Branson took revenge of sorts by then taking Oldfield up in a hot air balloon, which went out of control and landed on top of a bakery. Branson, who takes opportunism to the level of genius, milked the attention the whole farce brought him for all it was worth.

Even more worryingly, Oldfield took a TV crew featuring a young Paula Yates up for a flight so that they could interview him at the controls. What Oldfield didn’t tell them was that he was not yet qualified to fly instruments-only. With the airfield swaddled in fog, Oldfield decided it was too late to pull out of the engagement, causing utter terror when he came in to land much too fast. Yates’ then-husband, Bob Geldof, confronted Oldfield about this incident later, and no bloody wonder.

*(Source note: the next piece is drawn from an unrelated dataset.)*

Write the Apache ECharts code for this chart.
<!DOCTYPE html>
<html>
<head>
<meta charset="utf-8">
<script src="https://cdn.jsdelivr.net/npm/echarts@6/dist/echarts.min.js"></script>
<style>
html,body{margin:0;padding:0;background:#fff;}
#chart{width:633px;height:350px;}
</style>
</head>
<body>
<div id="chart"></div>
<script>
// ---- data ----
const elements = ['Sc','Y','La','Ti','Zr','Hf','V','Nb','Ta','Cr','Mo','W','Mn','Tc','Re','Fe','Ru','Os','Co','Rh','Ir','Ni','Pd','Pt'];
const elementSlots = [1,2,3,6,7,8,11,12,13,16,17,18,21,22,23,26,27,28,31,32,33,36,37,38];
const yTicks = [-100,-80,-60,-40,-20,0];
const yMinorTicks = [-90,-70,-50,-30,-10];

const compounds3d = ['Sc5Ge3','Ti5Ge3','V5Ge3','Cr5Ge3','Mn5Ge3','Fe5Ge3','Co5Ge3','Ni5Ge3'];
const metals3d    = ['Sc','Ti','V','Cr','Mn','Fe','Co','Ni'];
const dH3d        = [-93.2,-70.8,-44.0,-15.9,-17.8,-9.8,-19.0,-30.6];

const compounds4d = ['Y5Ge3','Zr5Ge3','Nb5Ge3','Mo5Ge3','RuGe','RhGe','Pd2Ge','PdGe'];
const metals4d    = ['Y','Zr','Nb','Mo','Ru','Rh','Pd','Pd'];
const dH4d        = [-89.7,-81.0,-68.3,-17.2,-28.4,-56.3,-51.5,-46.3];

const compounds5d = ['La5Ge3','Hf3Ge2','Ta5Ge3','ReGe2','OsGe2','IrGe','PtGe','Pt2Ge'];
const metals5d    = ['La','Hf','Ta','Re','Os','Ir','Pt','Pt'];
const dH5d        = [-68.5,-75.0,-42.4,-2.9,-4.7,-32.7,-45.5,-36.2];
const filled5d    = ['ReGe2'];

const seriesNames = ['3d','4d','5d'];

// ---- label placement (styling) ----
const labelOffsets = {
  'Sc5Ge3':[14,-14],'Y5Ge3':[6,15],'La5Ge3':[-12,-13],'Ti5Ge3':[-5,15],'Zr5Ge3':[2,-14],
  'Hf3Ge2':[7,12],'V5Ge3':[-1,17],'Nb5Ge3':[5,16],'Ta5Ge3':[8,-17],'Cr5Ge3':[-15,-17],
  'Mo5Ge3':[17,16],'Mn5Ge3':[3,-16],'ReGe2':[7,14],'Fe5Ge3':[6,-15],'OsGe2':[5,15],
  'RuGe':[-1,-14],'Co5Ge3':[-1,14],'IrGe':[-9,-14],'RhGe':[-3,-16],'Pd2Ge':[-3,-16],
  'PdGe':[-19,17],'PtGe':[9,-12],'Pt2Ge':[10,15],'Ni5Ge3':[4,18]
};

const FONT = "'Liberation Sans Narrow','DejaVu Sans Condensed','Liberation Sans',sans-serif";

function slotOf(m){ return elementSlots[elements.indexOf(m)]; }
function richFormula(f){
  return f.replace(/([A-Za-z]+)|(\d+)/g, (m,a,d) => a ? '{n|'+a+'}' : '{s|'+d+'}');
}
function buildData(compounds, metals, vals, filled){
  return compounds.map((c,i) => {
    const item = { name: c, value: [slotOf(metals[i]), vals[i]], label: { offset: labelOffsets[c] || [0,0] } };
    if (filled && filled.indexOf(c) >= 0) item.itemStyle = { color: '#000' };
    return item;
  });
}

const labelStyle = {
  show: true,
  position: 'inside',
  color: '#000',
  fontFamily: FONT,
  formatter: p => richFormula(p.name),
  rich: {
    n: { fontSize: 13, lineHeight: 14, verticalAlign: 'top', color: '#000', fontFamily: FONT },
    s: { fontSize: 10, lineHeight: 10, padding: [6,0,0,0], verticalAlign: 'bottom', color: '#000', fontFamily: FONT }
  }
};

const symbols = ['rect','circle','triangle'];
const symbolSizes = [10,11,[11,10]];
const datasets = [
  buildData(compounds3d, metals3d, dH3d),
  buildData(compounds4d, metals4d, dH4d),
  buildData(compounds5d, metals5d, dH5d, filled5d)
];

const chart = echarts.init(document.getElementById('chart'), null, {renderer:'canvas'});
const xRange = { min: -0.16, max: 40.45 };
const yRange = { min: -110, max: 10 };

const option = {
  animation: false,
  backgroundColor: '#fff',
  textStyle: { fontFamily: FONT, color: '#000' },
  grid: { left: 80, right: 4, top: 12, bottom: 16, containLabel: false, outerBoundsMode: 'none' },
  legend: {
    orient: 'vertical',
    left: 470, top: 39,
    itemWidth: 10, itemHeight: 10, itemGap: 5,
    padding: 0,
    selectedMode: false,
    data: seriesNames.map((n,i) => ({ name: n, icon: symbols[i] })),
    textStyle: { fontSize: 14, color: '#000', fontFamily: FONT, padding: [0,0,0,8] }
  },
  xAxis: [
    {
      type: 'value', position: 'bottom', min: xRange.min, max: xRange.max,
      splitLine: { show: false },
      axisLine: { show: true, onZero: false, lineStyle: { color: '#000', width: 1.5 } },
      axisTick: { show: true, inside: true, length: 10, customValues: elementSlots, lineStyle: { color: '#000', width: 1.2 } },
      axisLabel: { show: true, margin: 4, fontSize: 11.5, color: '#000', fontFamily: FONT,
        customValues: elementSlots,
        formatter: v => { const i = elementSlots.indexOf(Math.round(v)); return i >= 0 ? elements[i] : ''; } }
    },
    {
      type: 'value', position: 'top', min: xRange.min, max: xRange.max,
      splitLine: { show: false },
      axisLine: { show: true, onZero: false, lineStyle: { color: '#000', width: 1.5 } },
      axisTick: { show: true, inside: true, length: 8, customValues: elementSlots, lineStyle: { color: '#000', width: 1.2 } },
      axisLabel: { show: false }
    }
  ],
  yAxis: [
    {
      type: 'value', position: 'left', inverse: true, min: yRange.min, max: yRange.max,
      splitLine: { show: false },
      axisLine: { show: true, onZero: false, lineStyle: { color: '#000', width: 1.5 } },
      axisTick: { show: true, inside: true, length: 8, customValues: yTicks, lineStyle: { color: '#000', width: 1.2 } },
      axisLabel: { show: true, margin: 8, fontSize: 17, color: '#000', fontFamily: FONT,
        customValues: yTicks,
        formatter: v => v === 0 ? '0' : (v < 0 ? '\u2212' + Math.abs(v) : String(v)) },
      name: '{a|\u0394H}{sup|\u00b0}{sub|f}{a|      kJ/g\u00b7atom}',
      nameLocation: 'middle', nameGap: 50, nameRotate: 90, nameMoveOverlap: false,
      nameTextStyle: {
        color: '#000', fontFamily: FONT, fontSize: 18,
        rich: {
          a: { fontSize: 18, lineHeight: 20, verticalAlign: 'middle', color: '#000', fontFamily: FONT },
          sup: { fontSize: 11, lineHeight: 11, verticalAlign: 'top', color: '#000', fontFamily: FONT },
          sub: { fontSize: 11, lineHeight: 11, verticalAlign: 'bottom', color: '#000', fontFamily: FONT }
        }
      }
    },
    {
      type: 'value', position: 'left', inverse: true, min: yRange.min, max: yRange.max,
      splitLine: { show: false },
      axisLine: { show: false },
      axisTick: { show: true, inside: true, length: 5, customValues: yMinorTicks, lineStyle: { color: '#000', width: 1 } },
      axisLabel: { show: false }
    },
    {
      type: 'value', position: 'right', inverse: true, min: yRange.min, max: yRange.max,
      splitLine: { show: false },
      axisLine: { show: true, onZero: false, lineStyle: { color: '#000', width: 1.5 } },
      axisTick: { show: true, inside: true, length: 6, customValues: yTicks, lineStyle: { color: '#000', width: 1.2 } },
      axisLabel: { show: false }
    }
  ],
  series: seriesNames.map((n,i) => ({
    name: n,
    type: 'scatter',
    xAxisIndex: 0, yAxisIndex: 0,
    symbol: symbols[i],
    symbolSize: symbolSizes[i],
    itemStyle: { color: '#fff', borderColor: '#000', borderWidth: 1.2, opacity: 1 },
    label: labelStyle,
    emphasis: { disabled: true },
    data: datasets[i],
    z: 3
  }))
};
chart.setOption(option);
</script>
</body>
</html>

Scariest of all, Oldfield and his band were almost destroyed in a storm which had grounded all flights throughout the whole of Spain, while their pilot blithely flew into the midst of the maelstrom. At one stage the plane was sucked into near-vertical climbs, utterly helpless in the grip of nature at her worst. "We were all crying… We were sure we were going to die." This incident spawned the front cover of the album Five Miles Out.

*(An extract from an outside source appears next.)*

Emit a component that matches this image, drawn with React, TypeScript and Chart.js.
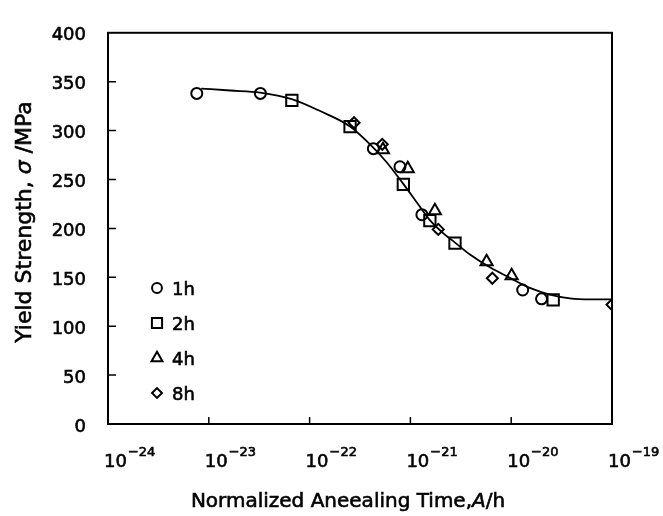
import React, { useEffect, useRef } from 'react';
import { Chart, registerables } from 'chart.js';
import { drawPoint } from 'chart.js/helpers';

Chart.register(...registerables);

// ---- data ----
const seriesLabels = ['1h', '2h', '4h', '8h'];

const time1h = [7.6e-24, 3.25e-23, 4.29e-22, 7.88e-22, 1.3e-21, 1.3e-20, 2.0e-20];
const sigma1h = [338, 338, 281.5, 263, 214, 137, 128];

const time2h = [6.67e-23, 2.52e-22, 8.51e-22, 1.56e-21, 2.77e-21, 2.61e-20];
const sigma2h = [331, 304, 245, 208, 185, 127];

const time4h = [5.34e-22, 9.42e-22, 1.75e-21, 5.7e-21, 1.01e-20];
const sigma4h = [280.5, 261, 218, 166, 151.5];

const time8h = [2.76e-22, 5.26e-22, 1.89e-21, 6.5e-21, 1e-19];
const sigma8h = [308, 286, 199, 149, 122];

const curveTime = [
  8.41e-24, 1.63e-23, 3.23e-23, 6.66e-23, 1.27e-22, 2.52e-22, 3.98e-22, 5.73e-22,
  8.5e-22, 1.16e-21, 1.56e-21, 2.06e-21, 2.77e-21, 3.9e-21, 6.15e-21, 9.71e-21,
  1.53e-20, 2.42e-20, 3.82e-20, 6.03e-20, 1e-19,
];
const curveSigma = [
  343, 341, 338.9, 332.2, 320, 304.2, 285.9, 268.4, 245.5, 226.5, 208.4, 196.2,
  185.5, 173.3, 160.2, 149.4, 139.2, 132.4, 128.5, 127.5, 127.5,
];

const xTickExponents = [-24, -23, -22, -21, -20, -19];
const yTickValues = [0, 50, 100, 150, 200, 250, 300, 350, 400];

const yTitleParts: [string, boolean][] = [['Yield Strength, ', false], ['σ', true], [' /MPa', false]];
const xTitleParts: [string, boolean][] = [['Normalized Aneealing Time,', false], ['A', true], ['/h', false]];

// ---- styles ----
const FONT = '"DejaVu Sans", sans-serif';
const TEXT_STROKE = 0.6;
const pointStyles = ['circle', 'rect', 'triangle', 'rectRot'];
const pointRadii = [5.5, 8, 7, 5.5];

const toXY = (xs: number[], ys: number[]) => xs.map((x, i) => ({ x, y: ys[i] }));

function boldText(ctx: CanvasRenderingContext2D, t: string, x: number, y: number) {
  ctx.fillText(t, x, y);
  ctx.lineWidth = TEXT_STROKE;
  ctx.strokeText(t, x, y);
}

function drawParts(ctx: CanvasRenderingContext2D, parts: [string, boolean][], size: number, cx: number, baseY: number) {
  let total = 0;
  const widths = parts.map(([t, it]) => {
    ctx.font = `${it ? 'italic ' : ''}${size}px ${FONT}`;
    const w = ctx.measureText(t).width;
    total += w;
    return w;
  });
  let x = cx - total / 2;
  parts.forEach(([t, it], i) => {
    ctx.font = `${it ? 'italic ' : ''}${size}px ${FONT}`;
    boldText(ctx, t, x, baseY);
    x += widths[i];
  });
}

const decorPlugin = {
  id: 'decor',
  afterDraw(chart: any) {
    const { ctx, chartArea: a, scales } = chart;
    const xs = scales.x;
    const ys = scales.y;
    ctx.save();
    ctx.strokeStyle = '#000';
    ctx.fillStyle = '#000';

    // frame
    ctx.lineWidth = 2;
    ctx.strokeRect(a.left, a.top, a.right - a.left, a.bottom - a.top);

    // inward tick marks
    ctx.lineWidth = 1.5;
    ctx.beginPath();
    xs.ticks.forEach((t: any) => {
      const px = xs.getPixelForValue(t.value);
      if (px <= a.left + 1 || px >= a.right - 1) return;
      ctx.moveTo(px, a.bottom);
      ctx.lineTo(px, a.bottom - 7);
    });
    ys.ticks.forEach((t: any) => {
      const py = ys.getPixelForValue(t.value);
      if (py <= a.top + 1 || py >= a.bottom - 1) return;
      ctx.moveTo(a.left, py);
      ctx.lineTo(a.left + 8, py);
    });
    ctx.stroke();

    // x tick labels 10^n
    ctx.textAlign = 'left';
    ctx.textBaseline = 'alphabetic';
    xs.ticks.forEach((t: any) => {
      const px = xs.getPixelForValue(t.value);
      const e = Math.round(Math.log10(t.value));
      const x0 = px - 4;
      ctx.font = `18px ${FONT}`;
      boldText(ctx, '10', x0, a.bottom + 43);
      const w = ctx.measureText('10').width;
      ctx.font = `13px ${FONT}`;
      boldText(ctx, (e < 0 ? '−' : '') + Math.abs(e), x0 + w + 1, a.bottom + 32);
    });

    // x title
    drawParts(ctx, xTitleParts, 20, 348, 507);

    // y title (rotated)
    ctx.save();
    ctx.translate(31, 222);
    ctx.rotate(-Math.PI / 2);
    drawParts(ctx, yTitleParts, 22, 0, 0);
    ctx.restore();

    // legend inside plot
    const sets = chart.data.datasets.filter((d: any) => d.inLegend);
    sets.forEach((d: any, i: number) => {
      const y = 288 + 35 * i;
      ctx.lineWidth = 2;
      ctx.strokeStyle = '#000';
      ctx.fillStyle = 'rgba(0,0,0,0)';
      drawPoint(ctx, { pointStyle: d.pointStyle, radius: d.pointRadius * 0.9, rotation: 0, borderWidth: 2 } as any, 157, y);
      ctx.fillStyle = '#000';
      ctx.font = `18px ${FONT}`;
      ctx.textAlign = 'left';
      ctx.textBaseline = 'alphabetic';
      boldText(ctx, d.label, 172, y + 6.5);
    });
    ctx.restore();
  },
};

export default function App() {
  const ref = useRef<HTMLCanvasElement | null>(null);

  useEffect(() => {
    if (!ref.current) return;
    const seriesX = [time1h, time2h, time4h, time8h];
    const seriesY = [sigma1h, sigma2h, sigma4h, sigma8h];

    const scatterSets = seriesLabels.map((label, i) => ({
      type: 'scatter' as const,
      label,
      inLegend: true,
      data: toXY(seriesX[i], seriesY[i]),
      pointStyle: pointStyles[i],
      pointRadius: pointRadii[i],
      pointBorderWidth: 2,
      pointBorderColor: '#000',
      pointBackgroundColor: 'rgba(0,0,0,0)',
      showLine: false,
    }));

    const chart = new Chart(ref.current, {
      type: 'scatter',
      data: {
        datasets: [
          {
            type: 'line',
            label: 'fit',
            data: toXY(curveTime, curveSigma),
            borderColor: '#000',
            borderWidth: 1.8,
            pointRadius: 0,
            fill: false,
            tension: 0.4,
            cubicInterpolationMode: 'monotone',
          } as any,
          ...(scatterSets as any[]),
        ],
      },
      plugins: [decorPlugin],
      options: {
        responsive: false,
        animation: false,
        devicePixelRatio: 1,
        events: [],
        layout: { padding: { top: 14, right: 51, left: 0, bottom: 0 } },
        plugins: { legend: { display: false }, tooltip: { enabled: false } },
        scales: {
          x: {
            type: 'logarithmic',
            position: 'bottom',
            min: 1e-24,
            max: 1e-19,
            grid: { display: false, drawTicks: false },
            border: { display: false },
            ticks: { display: false },
            afterBuildTicks: (s: any) => {
              s.ticks = xTickExponents.map((e) => ({ value: Math.pow(10, e) }));
            },
            afterFit: (s: any) => {
              s.height = 92;
            },
          },
          y: {
            type: 'linear',
            position: 'left',
            min: 0,
            max: 400,
            grid: { display: false, drawTicks: false },
            border: { display: false },
            ticks: {
              color: '#000',
              font: { family: FONT, size: 18 },
              padding: 22,
              labelOffset: 3,
              textStrokeColor: '#000',
              textStrokeWidth: TEXT_STROKE,
            },
            afterBuildTicks: (s: any) => {
              s.ticks = yTickValues.map((v) => ({ value: v }));
            },
            afterFit: (s: any) => {
              s.width = 108;
            },
          },
        },
      } as any,
    });
    return () => chart.destroy();
  }, []);

  return (
    <canvas
      ref={ref}
      width={663}
      height={516}
      style={{ position: 'fixed', left: 0, top: 0, background: '#fff' }}
    />
  );
}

Later works such as the happy accident hit single Moonlight Shadow get some time in the spotlight, alongside his later bites at sequels to Tubular Bells. There’s not nearly enough on the creation of another brilliant album, the one-hour continuous loop of mayhem that is 1990’s Amarok, but I can understand why the book is heavier on the 1970s than any other decade.

Anyone looking for gossip about Oldfield’s personal life will be disappointed. We must respect that need for privacy, but I am curious about how Oldfield has managed to have a couple of divorces and several children to different women without writing much about it. It may be that geniuses are not easy people to live with. Or that solid non-disclosure arrangements are in place.

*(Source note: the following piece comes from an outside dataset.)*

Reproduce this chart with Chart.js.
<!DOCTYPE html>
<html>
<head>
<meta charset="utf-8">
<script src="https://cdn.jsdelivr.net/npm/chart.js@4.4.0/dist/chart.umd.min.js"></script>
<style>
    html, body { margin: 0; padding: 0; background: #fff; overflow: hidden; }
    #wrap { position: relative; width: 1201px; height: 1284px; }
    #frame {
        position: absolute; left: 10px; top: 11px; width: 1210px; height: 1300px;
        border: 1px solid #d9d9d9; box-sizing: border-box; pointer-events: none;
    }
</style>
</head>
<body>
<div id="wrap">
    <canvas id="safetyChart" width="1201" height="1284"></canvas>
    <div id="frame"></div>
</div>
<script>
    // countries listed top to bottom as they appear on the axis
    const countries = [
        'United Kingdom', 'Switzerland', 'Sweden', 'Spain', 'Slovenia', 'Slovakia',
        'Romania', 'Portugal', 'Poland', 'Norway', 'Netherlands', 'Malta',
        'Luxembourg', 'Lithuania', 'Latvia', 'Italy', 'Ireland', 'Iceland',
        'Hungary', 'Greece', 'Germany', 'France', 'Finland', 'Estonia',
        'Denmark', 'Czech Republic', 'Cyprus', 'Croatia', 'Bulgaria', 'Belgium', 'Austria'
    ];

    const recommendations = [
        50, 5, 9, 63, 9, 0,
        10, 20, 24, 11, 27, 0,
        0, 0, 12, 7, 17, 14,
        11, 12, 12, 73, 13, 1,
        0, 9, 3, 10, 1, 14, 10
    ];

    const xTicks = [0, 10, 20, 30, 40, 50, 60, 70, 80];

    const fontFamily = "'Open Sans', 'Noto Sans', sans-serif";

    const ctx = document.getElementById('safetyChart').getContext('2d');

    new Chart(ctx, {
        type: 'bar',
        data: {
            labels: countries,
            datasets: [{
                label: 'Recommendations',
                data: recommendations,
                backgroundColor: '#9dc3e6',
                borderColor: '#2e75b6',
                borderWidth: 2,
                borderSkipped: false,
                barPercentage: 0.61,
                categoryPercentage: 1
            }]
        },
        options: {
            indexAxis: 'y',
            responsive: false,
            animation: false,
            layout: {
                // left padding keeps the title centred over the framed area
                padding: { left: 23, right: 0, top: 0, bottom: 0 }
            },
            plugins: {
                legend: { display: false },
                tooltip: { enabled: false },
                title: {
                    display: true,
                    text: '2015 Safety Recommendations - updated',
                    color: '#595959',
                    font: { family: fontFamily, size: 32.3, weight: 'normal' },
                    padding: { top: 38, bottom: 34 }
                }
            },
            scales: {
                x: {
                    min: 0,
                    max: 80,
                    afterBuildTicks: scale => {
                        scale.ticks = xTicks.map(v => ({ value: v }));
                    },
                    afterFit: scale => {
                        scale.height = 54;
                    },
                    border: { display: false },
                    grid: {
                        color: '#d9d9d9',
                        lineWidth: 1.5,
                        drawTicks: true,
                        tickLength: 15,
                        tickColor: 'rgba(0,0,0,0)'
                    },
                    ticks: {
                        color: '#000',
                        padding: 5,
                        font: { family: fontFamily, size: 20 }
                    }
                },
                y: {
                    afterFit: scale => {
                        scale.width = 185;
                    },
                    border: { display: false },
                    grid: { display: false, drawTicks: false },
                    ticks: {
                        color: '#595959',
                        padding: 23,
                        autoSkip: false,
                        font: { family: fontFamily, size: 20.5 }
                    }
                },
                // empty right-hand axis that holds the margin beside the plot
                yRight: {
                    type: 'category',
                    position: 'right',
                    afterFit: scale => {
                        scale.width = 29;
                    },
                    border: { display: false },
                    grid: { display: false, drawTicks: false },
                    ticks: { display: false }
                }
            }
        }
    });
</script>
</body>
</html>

Oldfield ends on a hopeful note, explaining that things have worked out for him. He’s "more or less" over those demons, he’s patched things up with Branson, and he’s still making interesting music – not something you could say of many of his peers. He now lives in the Bahamas, and was the subject of a rather snipey profile in the Daily Mail last year – no bad thing. It was great seeing him take a bow before the London Olympics as part of Danny Boyle’s well-received opening ceremony, and he is said to be working on a new album as the 40th anniversary of his masterpiece comes and goes.

But for me, the magic will always be in that moment I first put on Tubular Bells after rooting through some vinyl albums my brother left in his old room on a long summer’s evening. Dropping the needle on the scratchy old vinyl, the hiss, the spinning bells on the label… another world opening up.

It’s ace. If you haven’t ever listened to it, please give it a go. Just don’t be expecting to hear a hit single.